Culinary and other adventures in foraging, gardening, urban farming and more, in Wisconsin and the Midwest.

Winter

It is "officially" winter here along the lakeshore of Wisconsin. To my mind winter has not truly arrived, no matter what the calendar date, until we get our first good snow, the kind of snow that completely covers the grass and sticks around for at least a few days of cold, blustery weather. We got that very thing a few days ago.

It's been cold. The thermometer has been hovering around 10°F during the day and below 0° at night. I've worried a little about the ducks, even though I know they can handle the cold so long as they're out of the wind. Still, they spend a lot of time on their bellies, often walking just a few feet in the snow before dropping to the ground for several minutes to warm their duck feet beneath their bodies.

The ducks are easy to catch now too, which I do ever so often when I go out to feed them or chip the ice from their water pails and refill with warm tap water. Where in the warm months they'd lead me on a comic chase if I tried to catch one, now they just seem to look at me with an expression that says, "It's too cold to run through this snow so go ahead and pick me up if you must. Just don't get the idea that I enjoy it." Whichever one I happen to capture, I'll hold his or her cold webbed feet in my hands to try to warm them up a bit, or place her in the larger plastic tub filled with warm water. They really enjoy being in the water, bathing, splashing, quacking happily. I imagine the warm water feels good, but they sometimes seem hesitant at hopping up into the tub themselves in the cold weather.
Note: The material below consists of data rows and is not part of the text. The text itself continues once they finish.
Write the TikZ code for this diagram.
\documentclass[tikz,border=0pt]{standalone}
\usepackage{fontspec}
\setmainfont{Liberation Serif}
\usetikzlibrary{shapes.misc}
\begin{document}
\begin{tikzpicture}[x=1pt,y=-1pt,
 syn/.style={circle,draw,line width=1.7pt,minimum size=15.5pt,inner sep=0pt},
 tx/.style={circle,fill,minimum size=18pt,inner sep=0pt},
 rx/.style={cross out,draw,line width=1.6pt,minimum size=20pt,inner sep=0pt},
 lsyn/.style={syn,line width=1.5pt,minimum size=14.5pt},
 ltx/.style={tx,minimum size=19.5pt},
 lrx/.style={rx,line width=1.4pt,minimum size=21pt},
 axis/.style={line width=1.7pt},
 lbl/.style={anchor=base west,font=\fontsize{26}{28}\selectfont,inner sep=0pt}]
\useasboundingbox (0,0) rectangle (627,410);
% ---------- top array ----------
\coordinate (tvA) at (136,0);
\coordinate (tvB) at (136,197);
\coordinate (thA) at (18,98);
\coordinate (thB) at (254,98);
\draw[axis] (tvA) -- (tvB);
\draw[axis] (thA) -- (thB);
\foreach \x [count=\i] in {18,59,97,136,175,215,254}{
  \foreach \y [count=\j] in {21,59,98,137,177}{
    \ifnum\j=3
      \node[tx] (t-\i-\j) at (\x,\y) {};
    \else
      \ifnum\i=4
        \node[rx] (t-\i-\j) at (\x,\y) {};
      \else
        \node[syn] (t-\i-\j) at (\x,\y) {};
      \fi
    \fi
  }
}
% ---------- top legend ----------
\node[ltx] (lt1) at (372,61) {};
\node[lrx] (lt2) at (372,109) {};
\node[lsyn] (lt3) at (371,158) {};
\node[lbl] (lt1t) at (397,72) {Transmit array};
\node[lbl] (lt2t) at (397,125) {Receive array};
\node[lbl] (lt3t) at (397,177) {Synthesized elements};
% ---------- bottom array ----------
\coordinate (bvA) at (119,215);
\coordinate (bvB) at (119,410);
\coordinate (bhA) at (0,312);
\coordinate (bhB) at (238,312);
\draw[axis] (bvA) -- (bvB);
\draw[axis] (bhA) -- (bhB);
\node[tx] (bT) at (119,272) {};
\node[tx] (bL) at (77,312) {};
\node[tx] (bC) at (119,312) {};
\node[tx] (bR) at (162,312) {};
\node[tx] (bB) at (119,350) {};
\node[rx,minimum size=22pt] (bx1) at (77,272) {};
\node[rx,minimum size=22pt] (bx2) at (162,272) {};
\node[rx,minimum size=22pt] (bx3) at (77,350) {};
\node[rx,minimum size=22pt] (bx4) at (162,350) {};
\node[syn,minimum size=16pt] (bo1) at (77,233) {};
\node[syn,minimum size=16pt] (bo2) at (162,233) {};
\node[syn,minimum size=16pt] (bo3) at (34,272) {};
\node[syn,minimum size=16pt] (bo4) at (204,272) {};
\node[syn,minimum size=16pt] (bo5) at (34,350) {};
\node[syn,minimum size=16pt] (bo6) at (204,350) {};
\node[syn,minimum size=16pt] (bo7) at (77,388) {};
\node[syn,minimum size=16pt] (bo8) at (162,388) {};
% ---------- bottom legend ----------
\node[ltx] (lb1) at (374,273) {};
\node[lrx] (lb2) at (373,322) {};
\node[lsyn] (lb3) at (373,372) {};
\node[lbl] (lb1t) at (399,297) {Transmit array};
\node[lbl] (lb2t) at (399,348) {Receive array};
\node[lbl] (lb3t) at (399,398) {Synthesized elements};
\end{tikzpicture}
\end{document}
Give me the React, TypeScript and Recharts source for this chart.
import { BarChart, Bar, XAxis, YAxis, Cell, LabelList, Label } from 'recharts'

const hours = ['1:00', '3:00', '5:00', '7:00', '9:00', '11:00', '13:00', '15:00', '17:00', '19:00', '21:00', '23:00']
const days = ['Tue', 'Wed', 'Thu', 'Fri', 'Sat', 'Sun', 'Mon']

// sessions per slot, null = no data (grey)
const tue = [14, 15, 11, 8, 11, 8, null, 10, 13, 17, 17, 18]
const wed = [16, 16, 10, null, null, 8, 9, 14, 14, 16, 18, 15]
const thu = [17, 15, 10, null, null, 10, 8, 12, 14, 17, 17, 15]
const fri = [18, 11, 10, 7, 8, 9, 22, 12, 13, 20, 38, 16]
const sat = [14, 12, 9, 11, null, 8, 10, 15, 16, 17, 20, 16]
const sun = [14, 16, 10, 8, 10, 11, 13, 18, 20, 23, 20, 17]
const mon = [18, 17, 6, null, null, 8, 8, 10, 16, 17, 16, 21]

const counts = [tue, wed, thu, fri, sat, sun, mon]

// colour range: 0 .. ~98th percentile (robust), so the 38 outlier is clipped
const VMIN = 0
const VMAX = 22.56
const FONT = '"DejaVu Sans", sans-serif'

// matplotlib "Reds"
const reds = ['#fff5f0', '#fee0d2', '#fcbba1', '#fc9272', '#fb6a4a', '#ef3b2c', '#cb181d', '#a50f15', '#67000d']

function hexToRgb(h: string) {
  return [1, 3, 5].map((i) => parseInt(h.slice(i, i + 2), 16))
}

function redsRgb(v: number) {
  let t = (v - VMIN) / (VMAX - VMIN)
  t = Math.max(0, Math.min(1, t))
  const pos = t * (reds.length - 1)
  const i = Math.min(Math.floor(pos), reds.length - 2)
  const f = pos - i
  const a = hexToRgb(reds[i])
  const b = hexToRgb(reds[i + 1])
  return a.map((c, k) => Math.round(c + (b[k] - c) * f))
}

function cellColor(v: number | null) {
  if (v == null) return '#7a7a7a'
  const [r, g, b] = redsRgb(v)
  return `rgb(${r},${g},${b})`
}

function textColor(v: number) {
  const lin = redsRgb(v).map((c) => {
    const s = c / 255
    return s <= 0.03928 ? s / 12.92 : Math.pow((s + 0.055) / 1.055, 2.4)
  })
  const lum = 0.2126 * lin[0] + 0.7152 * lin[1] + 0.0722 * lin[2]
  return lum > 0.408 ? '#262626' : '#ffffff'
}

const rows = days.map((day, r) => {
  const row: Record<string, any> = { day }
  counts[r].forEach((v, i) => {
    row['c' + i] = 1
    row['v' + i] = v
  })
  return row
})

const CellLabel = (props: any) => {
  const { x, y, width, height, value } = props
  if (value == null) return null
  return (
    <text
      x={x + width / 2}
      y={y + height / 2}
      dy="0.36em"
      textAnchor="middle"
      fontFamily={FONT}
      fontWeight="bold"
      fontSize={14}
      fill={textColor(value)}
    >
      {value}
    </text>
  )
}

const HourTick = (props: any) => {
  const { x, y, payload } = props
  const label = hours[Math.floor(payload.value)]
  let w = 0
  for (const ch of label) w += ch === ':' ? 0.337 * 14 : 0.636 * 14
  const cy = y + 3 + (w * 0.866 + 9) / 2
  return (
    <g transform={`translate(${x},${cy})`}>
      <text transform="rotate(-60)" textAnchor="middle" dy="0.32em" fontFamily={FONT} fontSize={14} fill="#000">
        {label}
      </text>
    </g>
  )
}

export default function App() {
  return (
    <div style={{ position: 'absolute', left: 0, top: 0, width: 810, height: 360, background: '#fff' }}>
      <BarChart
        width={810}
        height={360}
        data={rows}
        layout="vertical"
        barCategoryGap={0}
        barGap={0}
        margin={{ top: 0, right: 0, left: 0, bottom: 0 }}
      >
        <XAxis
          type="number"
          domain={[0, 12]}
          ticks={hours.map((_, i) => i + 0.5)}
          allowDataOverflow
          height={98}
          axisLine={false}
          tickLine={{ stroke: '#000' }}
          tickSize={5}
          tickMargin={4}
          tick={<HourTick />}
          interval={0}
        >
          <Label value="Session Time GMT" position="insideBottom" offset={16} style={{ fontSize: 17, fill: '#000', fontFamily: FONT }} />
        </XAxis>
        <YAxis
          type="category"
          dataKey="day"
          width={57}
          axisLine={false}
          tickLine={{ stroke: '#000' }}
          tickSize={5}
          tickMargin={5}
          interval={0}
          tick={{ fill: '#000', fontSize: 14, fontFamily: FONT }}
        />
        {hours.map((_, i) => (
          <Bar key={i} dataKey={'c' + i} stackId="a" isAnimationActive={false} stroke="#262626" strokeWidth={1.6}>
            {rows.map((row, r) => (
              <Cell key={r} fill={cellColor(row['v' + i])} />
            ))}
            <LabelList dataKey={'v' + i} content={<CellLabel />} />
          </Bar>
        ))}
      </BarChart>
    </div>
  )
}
I don't know why. Maybe it just requires too much effort at a time when energy conservation is a priority. When they hop out of the tub the water freezes on their feathers in tiny beads of ice.

I also like to think that during winter the normal hierarchical pecking and antagonism between the older and younger males abates a little bit. The conflict continues, but it seems less contentious and mean now that it's become too cold for the old man to chase the young fella too far. This is a time of year when the proximity of other warm bodies perhaps overcomes instinctual pecking order issues.

Winter. I love it. I love being outside, in the quiet woods, at streams of defiantly flowing water, with snow covering and muffling everything. It's the time of year when a stand of snow-covered pines seems cozy; when cinnamon and wood smoke smell even more wonderful than they normally do; when hot coffee, brandy and cream is a favorite breakfast drink; when I quietly thank the person who invented flannel bed sheets. It's the time of year when we prefer candlelight to electricity, when having friends over for company is even nicer, when we feel like actually writing an honest-to-goodness letter with pen on paper, and when hugs serve a dual purpose of warming the spirit and the body. 

It's that time of year when it's easy to catch ducks.